Deirdre raised her face to Vere and saw genuine sympathy in the deep lines of his weathered face, the look in his gentle eyes. “And if I stay?”
“I won’t lie. If you stay, it will be hard. But look at what Roderic faces: Atland’s sons and Missiluse in full rebellion, the lesser lords throughout the South likely to rise to their support. The Harleyriders will surely see this as an opportunity to advance into the central plains. And now—” Vere patted the pouch where he had slipped the crumpled parchment, “—now, there is clear evidence that Ferad himself has surfaced. He’s finally made the move we’ve been waiting for. And he did not do it without much preparation—I promise you, right now, he holds all the cards. You know what the Magic can do. Brand scoffs, but he wasn’t at Minnis last summer when Nydia brought the siege to an end. You’ve seen the Magic work. Nydia’s dead. Now there’s no one who can use the Magic for Roderic. He needs every friend. Please, don’t make a mistake you might have your whole life to regret.”
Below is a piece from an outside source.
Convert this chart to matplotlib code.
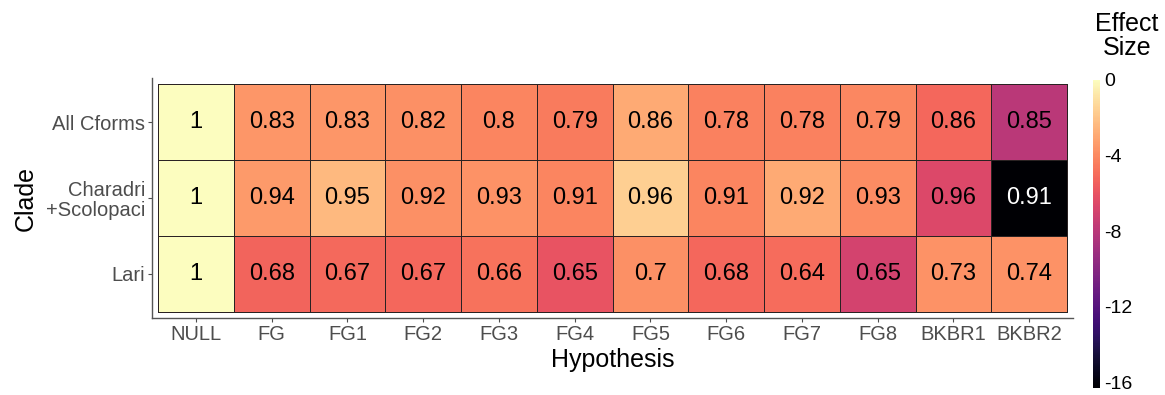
import numpy as np
import matplotlib
matplotlib.use("Agg")
import matplotlib.pyplot as plt

plt.rcParams['font.family'] = ['Liberation Sans', 'DejaVu Sans']
plt.rcParams['axes.unicode_minus'] = False

hypotheses = ['NULL', 'FG', 'FG1', 'FG2', 'FG3', 'FG4', 'FG5', 'FG6', 'FG7', 'FG8', 'BKBR1', 'BKBR2']
clades = ['All Cforms', 'Charadri\n+Scolopaci', 'Lari']

# effect size (fill colour)
effect_all = [0, -3.6, -3.6, -3.8, -4.2, -4.5, -2.9, -4.3, -4.3, -4.1, -5.2, -8.0]
effect_char = [0, -3.5, -2.4, -3.8, -3.7, -4.2, -1.6, -4.2, -2.9, -3.9, -6.6, -16.3]
effect_lari = [0, -5.3, -5.1, -5.2, -4.8, -6.0, -3.8, -5.2, -5.0, -7.0, -3.7, -3.7]

# numbers printed in the cells
label_all = ['1', '0.83', '0.83', '0.82', '0.8', '0.79', '0.86', '0.78', '0.78', '0.79', '0.86', '0.85']
label_char = ['1', '0.94', '0.95', '0.92', '0.93', '0.91', '0.96', '0.91', '0.92', '0.93', '0.96', '0.91']
label_lari = ['1', '0.68', '0.67', '0.67', '0.66', '0.65', '0.7', '0.68', '0.64', '0.65', '0.73', '0.74']

effects = np.array([effect_all, effect_char, effect_lari])
labels = [label_all, label_char, label_lari]
vmin, vmax = -16.3, 0

fig = plt.figure(figsize=(11.65, 3.95), dpi=100)
ax = fig.add_axes([0.1305, 0.1949, 0.7906, 0.6076])

nr, nc = effects.shape
xe = np.arange(nc + 1) - 0.5
ye = np.arange(nr + 1) - 0.5
mesh = ax.pcolormesh(xe, ye, effects, cmap='magma', vmin=vmin, vmax=vmax,
                     edgecolors='#2a2222', linewidth=0.65)

for i in range(nr):
    for j in range(nc):
        col = 'white' if effects[i, j] < -12 else 'black'
        ax.text(j, i, labels[i][j], ha='center', va='center', fontsize=17, color=col)

ax.set_xlim(-0.58, nc - 0.42)
ax.set_ylim(nr - 0.42, -0.58)
ax.set_xticks(range(nc))
ax.set_xticklabels(hypotheses)
ax.set_yticks(range(nr))
ax.set_yticklabels(clades, linespacing=1.05)
ax.tick_params(colors='#4d4d4d', labelsize=14.5, length=3, width=0.8, pad=2)
for lab in ax.get_xticklabels() + ax.get_yticklabels():
    lab.set_color('#4d4d4d')
for s in ['top', 'right']:
    ax.spines[s].set_visible(False)
for s in ['left', 'bottom']:
    ax.spines[s].set_color('#555555')
    ax.spines[s].set_linewidth(1.0)

ax.set_xlabel('Hypothesis', fontsize=18, labelpad=3)
ax.set_ylabel('Clade', fontsize=18, labelpad=6)

cax = fig.add_axes([0.9382, 0.018, 0.006, 0.78])
cb = fig.colorbar(mesh, cax=cax, ticks=[0, -4, -8, -12, -16])
cb.set_ticklabels(['0', '-4', '-8', '-12', '-16'])
cb.outline.set_visible(False)
cb.ax.tick_params(length=0, labelsize=14, pad=3)
fig.text(0.9675, 0.91, 'Effect\nSize', ha='center', va='center', fontsize=18,
         linespacing=1.0)

fig.savefig('out.png', dpi=100)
Deirdre took a deep breath and got to her feet. “All right. I’ll stay. But only until J’ly. I must be over the Saranevas by the first snow. Whatever I am, or am not, to Roderic, I am the M’Callaster to my people.”
She pulled her plaid close, threw the end over her shoulder, and knew he watched her as she stalked away into the dark night.
Chapter Two
The gray afternoon had faded completely into
a dull twilight, and Roderic sighed surreptitiously, wondering whether to interrupt the First Lord of the Arkan Plains and call for someone to light the candles, or to wait for the inevitable summons to dinner to end Gredahl’s long monologue. Roderic fidgeted in the hard seat, torn by the demands of cramped limbs and those of the Senador whose tired voice held him as much a prisoner as the rigid wooden back of the chair.
He glanced past Gredahl’s hulking shape to the window, where the fog obscured everything but a glimpse of the winking torches in the guardhouses on the crushed rubble walls of Ahga. The rain pelted down the glass with grim monotony, wearying as Gredahl’s voice. He wondered how his father had managed to control his restlessness, remembering all the hours Abelard had spent listening patiently to the ceaseless demands, petitions, and complaints of the Senadors who comprised the Congress, as well as those of the lesser lords of the various holdings of the Ridenau estates, the merchants, the traders, and the farmers who made up most of the population of Meriga. No voice was ever denied the King’s ear, no petitioner a chance of the King’s justice.
He drew a deep breath, realizing abruptly that Gredahl had finished speaking and was looking at him curiously, waiting for a response. “Lord Prince?”
He shifted once more in the chair, stifled another sigh, and thought quickly of how to answer Gredahl, who had been his father’s ally for more years than Roderic had been alive. “I understand your concerns about the Harleyriders—”
“Concerns? You call these concerns? More than a hundred men and women died last month on my border—an entire harvest was destroyed or taken. I do all I can, but by the One, Lord Prince, who are we to look to?”
“Lord Senador,” Roderic began again, weighing each word, “in all honesty, I have not the men right now to increase the garrisons in Arkan—even the garrison at Dlas has been dangerously depleted. All I can assure you is that the troops at Ithan are alerted and ready.”
He was glad he could not see Gredahl’s face clearly in the gloom. The Senador’s huge shoulders heaved like an earthshake, the long gray curls spilling over his furs like a flood tide. “You know what you condemn my people to, boy?”